Welcome to Atlanta where the playas play
And we ride on them things like every day
Big beats, hit streets, see gangsta’s roamin’
And parties dont stop til’ eight in the mornin’
There was one day when I felt as if I had a vacation. This was not one of those weekends. One entire day was completely spent in bed — and I wish I could say in a good way. Nothing that a “Best Pizza in Atlanta” could even heal — especially after my dinner guest put his fork right in the middle of my salad while I was eating. What is it about a salad that’s drenched in bleu cheese dressing makes it free territory for invading flatware?
I was snatched from the airport by a limo, which first off, was pretty freaking sweet… even if the driver had one exceptionally elongated tooth on the right side. Once I dropped off my bags, headed over to Publix for some grocery stash (am I the only one that reads the green sign and snickers and thinks “pubic?”), nearby for the Jack replenishment, then a quick uber-bite at Willy’s Mexican Grill (think Killer Buritto). After relaxing and catching up (and watching The Longest Yard), the party’s starting — and ahem, drinks pouring — to head into Buckhead for a (long) night out with the boys (and yes, another limo).
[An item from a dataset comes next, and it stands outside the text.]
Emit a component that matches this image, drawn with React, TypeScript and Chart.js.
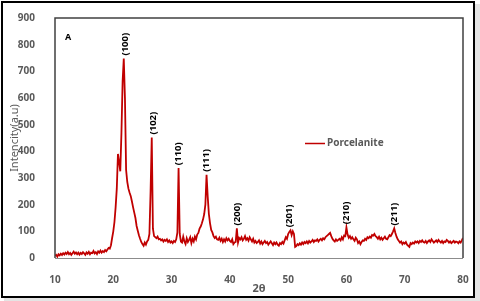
import React, { useEffect, useRef } from "react";
import { Chart, registerables } from "chart.js";

Chart.register(...registerables);

// Scan grid (2θ, degrees)
const twoThetaStart = 10;
const twoThetaStep = 0.2;

// Intensity (a.u), one row per degree: x.0, x.2, x.4, x.6, x.8
const intensity: number[] = [
  8, 12, 5, 14, 10,
  16, 11, 18, 13, 20,
  15, 22, 14, 19, 12,
  18, 24, 16, 21, 14,
  20, 13, 19, 15, 22,
  17, 12, 21, 16, 23,
  14, 20, 18, 26, 17,
  22, 15, 25, 20, 28,
  20, 26, 22, 30, 25,
  32, 38, 35, 48, 75,
  100, 135, 190, 260, 390,
  360, 325, 470, 662, 748,
  600, 330, 285, 260, 245,
  232, 212, 190, 170, 150,
  120, 102, 85, 72, 60,
  52, 46, 58, 50, 62,
  68, 90, 250, 452, 110,
  82, 78, 74, 80, 70,
  72, 66, 70, 62, 68,
  64, 70, 60, 66, 58,
  62, 56, 64, 60, 70,
  96, 337, 90, 62, 58,
  80, 62, 52, 74, 60,
  68, 78, 56, 72, 62,
  80, 70, 88, 94, 110,
  118, 130, 145, 165, 200,
  312, 230, 165, 130, 105,
  96, 82, 75, 80, 70,
  68, 76, 64, 72, 60,
  70, 62, 74, 66, 72,
  64, 60, 70, 52, 58,
  60, 111, 58, 75, 70,
  78, 66, 72, 82, 68,
  74, 65, 78, 70, 62,
  72, 58, 64, 56, 60,
  66, 54, 62, 52, 58,
  64, 56, 60, 50, 56,
  62, 55, 48, 58, 52,
  58, 50, 46, 56, 52,
  60, 54, 66, 78, 72,
  90, 98, 104, 86, 100,
  90, 42, 45, 52, 48,
  55, 50, 58, 52, 60,
  56, 62, 55, 64, 58,
  62, 68, 60, 66, 64,
  70, 62, 68, 72, 66,
  74, 70, 78, 82, 86,
  90, 94, 82, 72, 66,
  62, 70, 64, 68, 72,
  66, 78, 70, 84, 82,
  115, 88, 76, 82, 72,
  78, 70, 64, 76, 70,
  56, 62, 52, 60, 66,
  64, 72, 68, 78, 74,
  80, 76, 86, 84, 90,
  82, 78, 72, 80, 70,
  76, 68, 74, 80, 72,
  70, 78, 86, 82, 90,
  100, 111, 94, 80, 70,
  64, 58, 62, 52, 58,
  54, 60, 50, 46, 42,
  56, 52, 58, 54, 62,
  58, 62, 56, 64, 60,
  66, 60, 58, 64, 56,
  62, 66, 60, 70, 64,
  58, 62, 66, 60, 68,
  62, 58, 64, 56, 62,
  60, 68, 64, 58, 62,
  56, 60, 64, 58, 62,
  60, 55, 62, 58, 66,
  75,
];

const xTickValues = [10, 20, 30, 40, 50, 60, 70, 80];
const yTickValues = [0, 100, 200, 300, 400, 500, 600, 700, 800, 900];

const peakLabels = ["(100)", "(102)", "(110)", "(111)", "(200)", "(201)", "(210)", "(211)"];
const peakTwoTheta = [22.0, 26.8, 31.2, 36.0, 41.2, 50.2, 60.0, 68.2];
const peakIntensity = [748, 452, 337, 312, 111, 104, 115, 111];

const seriesName = "Porcelanite";
const panelLetter = "A";
const xTitle = "2θ";
const yTitle = "Intencity(a.u)";

const RED = "#C00000";
const GREY_TEXT = "#595959";
const FONT = "'Noto Sans', sans-serif";

export default function App() {
  const ref = useRef<HTMLCanvasElement | null>(null);

  useEffect(() => {
    document.body.style.margin = "0";
    const canvas = ref.current;
    if (!canvas) return;

    const points = intensity.map((v, i) => ({ x: twoThetaStart + i * twoThetaStep, y: v }));

    const decor = {
      id: "decor",
      beforeDraw(chart: any) {
        const { ctx, width, height } = chart;
        ctx.save();
        ctx.fillStyle = "#ffffff";
        ctx.fillRect(0, 0, width, height);
        ctx.restore();
      },
      afterDraw(chart: any) {
        const { ctx, chartArea: a, scales } = chart;
        const xs = scales.x;
        const ys = scales.y;
        ctx.save();
        // plot box
        ctx.strokeStyle = "#404040";
        ctx.lineWidth = 1.5;
        ctx.beginPath();
        ctx.moveTo(a.left, a.bottom);
        ctx.lineTo(a.left, a.top);
        ctx.lineTo(a.right, a.top);
        ctx.lineTo(a.right, a.bottom);
        ctx.stroke();
        ctx.strokeStyle = "#8c8c8c";
        ctx.lineWidth = 1;
        ctx.beginPath();
        ctx.moveTo(a.left, a.bottom + 0.5);
        ctx.lineTo(a.right, a.bottom + 0.5);
        ctx.stroke();

        // outer frame
        ctx.fillStyle = "#e4e4e4";
        ctx.fillRect(475, 4, 5, 297);
        ctx.fillRect(4, 298, 476, 3);
        ctx.strokeStyle = "#000000";
        ctx.lineWidth = 2;
        ctx.strokeRect(2, 2, 472, 295);

        // panel letter
        ctx.fillStyle = "#000000";
        ctx.font = `bold 9px ${FONT}`;
        ctx.textAlign = "center";
        ctx.textBaseline = "middle";
        ctx.fillText(panelLetter, 68, 37);

        // legend
        ctx.strokeStyle = RED;
        ctx.lineWidth = 1.5;
        ctx.beginPath();
        ctx.moveTo(305, 143.5);
        ctx.lineTo(325, 143.5);
        ctx.stroke();
        ctx.fillStyle = GREY_TEXT;
        ctx.font = `bold 10px ${FONT}`;
        ctx.textAlign = "left";
        ctx.textBaseline = "middle";
        ctx.fillText(seriesName, 327, 143.5);

        // peak labels
        ctx.fillStyle = "#000000";
        ctx.font = `bold 9.5px ${FONT}`;
        ctx.textAlign = "left";
        ctx.textBaseline = "middle";
        peakLabels.forEach((lab, i) => {
          const px = xs.getPixelForValue(peakTwoTheta[i]);
          const py = ys.getPixelForValue(peakIntensity[i]) - 3;
          ctx.save();
          ctx.translate(px, py);
          ctx.rotate(-Math.PI / 2);
          ctx.fillText(lab, 0, 0);
          ctx.restore();
        });
        ctx.restore();
      },
    };

    const chart = new Chart(canvas, {
      type: "line",
      data: {
        datasets: [
          {
            label: seriesName,
            data: points,
            borderColor: RED,
            backgroundColor: RED,
            borderWidth: 1.8,
            pointRadius: 0,
            tension: 0,
          },
        ],
      },
      options: {
        responsive: false,
        animation: false,
        layout: { padding: { top: 16, right: 17, left: 0, bottom: 0 } },
        plugins: {
          legend: { display: false },
          tooltip: { enabled: false },
        },
        scales: {
          x: {
            type: "linear",
            min: 10,
            max: 80,
            grid: { display: false },
            border: { display: false },
            afterBuildTicks: (s: any) => {
              s.ticks = xTickValues.map((v) => ({ value: v }));
            },
            afterFit: (s: any) => {
              s.height = 43;
            },
            ticks: {
              padding: 8,
              color: GREY_TEXT,
              font: { family: FONT, size: 10, weight: "bold" },
              maxRotation: 0,
            },
            title: {
              display: true,
              text: xTitle,
              color: GREY_TEXT,
              font: { family: FONT, size: 11, weight: "bold" },
              padding: { top: 0, bottom: 6 },
            },
          },
          y: {
            type: "linear",
            min: 0,
            max: 900,
            grid: { display: false },
            border: { display: false },
            afterBuildTicks: (s: any) => {
              s.ticks = yTickValues.map((v) => ({ value: v }));
            },
            afterFit: (s: any) => {
              s.width = 55;
            },
            ticks: {
              padding: 12,
              color: GREY_TEXT,
              font: { family: FONT, size: 10, weight: "bold" },
            },
            title: {
              display: true,
              text: yTitle,
              color: GREY_TEXT,
              font: { family: FONT, size: 11 },
              padding: { top: 8, bottom: 0 },
            },
          },
        },
      },
      plugins: [decor],
    } as any);

    return () => chart.destroy();
  }, []);

  return <canvas ref={ref} width={480} height={301} style={{ display: "block" }} />;
}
And J.C., it’s colder than Cleveland down here. What is that?
First stop was East Andrews. To be honest, I have no idea what neighborhood or where the hell I am… but they had a really sweet Pearl Jam cover band in the back. Soon after belting out greatest rock hits ever, some random female grabbed me to share the men’s room with her (and yet another random dude) because apparently I looked as though I wasn’t someone who waited in line??
Next location was The Peachtree Tavern. Note: every bar had a $10 cover charge — not one of my favorite things to do. The bar/club was packed with a lot of horny hoochie peaches. Seriously, does my forehead read “Every woman please pretend I’m a lesbian for the night?” My friends and I were having a fabulous time getting to know the locals, dancing and just having a blast. Okay, here’s where it all goes downhill… one of those single ladies passed me some serious roofies because all the sudden I was sadly drunk. Drunk, not like an all-day-tailgating drunk.
Then, I spent the rest of the weekend sick. BAD, not hungover sick. Not the kind you can cure by a Red Robin Cheeseburger sick. Even worse, was that I wasn’t the only one sick. I tried my best to recover by Sunday (Saturday was spent lying around all day and a force-feed of aforementioned pizza pie) and we attempted some Beef O’ Brady’s — both food and beer. Hey, beer helps sometimes. Especially this PumpkinSpice/Fest/Ale pitcher we bought. And since we’re in the ‘burbs (I think we were in Roswell at this point), we continue at Taco Mac. Sounds like a really clever name for a fast food-eeze. Reminded me more of a Boneyard — with a shitload of beers on tap. AND oh-my-god they have my Brooklyn East IPA. (Which I should have discovered early on that 23-year-olds still enjoy the swill of beer piss, aka: Miller Lite, that it was NOT going to receive the fanfare it rightly deserved). But seriously, Taco Mac has 108 beers on tap and 200+ beer by bottle. Sadly, the beer and cheese dip-thingy did nothing for earlier stomach sickness. Sidenote: The smoking laws here are more skewed than Cleveland. I sharply remember smoking in the bars while out Friday night, but all the restaurants have turned non-smoking. Strange… adjusting to this no-smoking-thing is good, but it sucks.
When we returned back to the friend’s hacienda, all dressed up and cab called, ready, decide on American Pie. Guess who never made it? All of us… feeling more horrible than the day before. I’ve never been sick on vacation and it’s NEVER fun flying back home when you’re nauseous (and no make-up — sorry, guy in 10B). Oooh, but highlight: I got to drive a pimped-out Tahoe. Vrrooom, bitches!
*Sigh* Now, finals. I have a few days of recovery before Columbus this weekend, then a weekend home for the holiday, and THEN… I have my New Year’s Date for Chicago. He chose me. Awesome.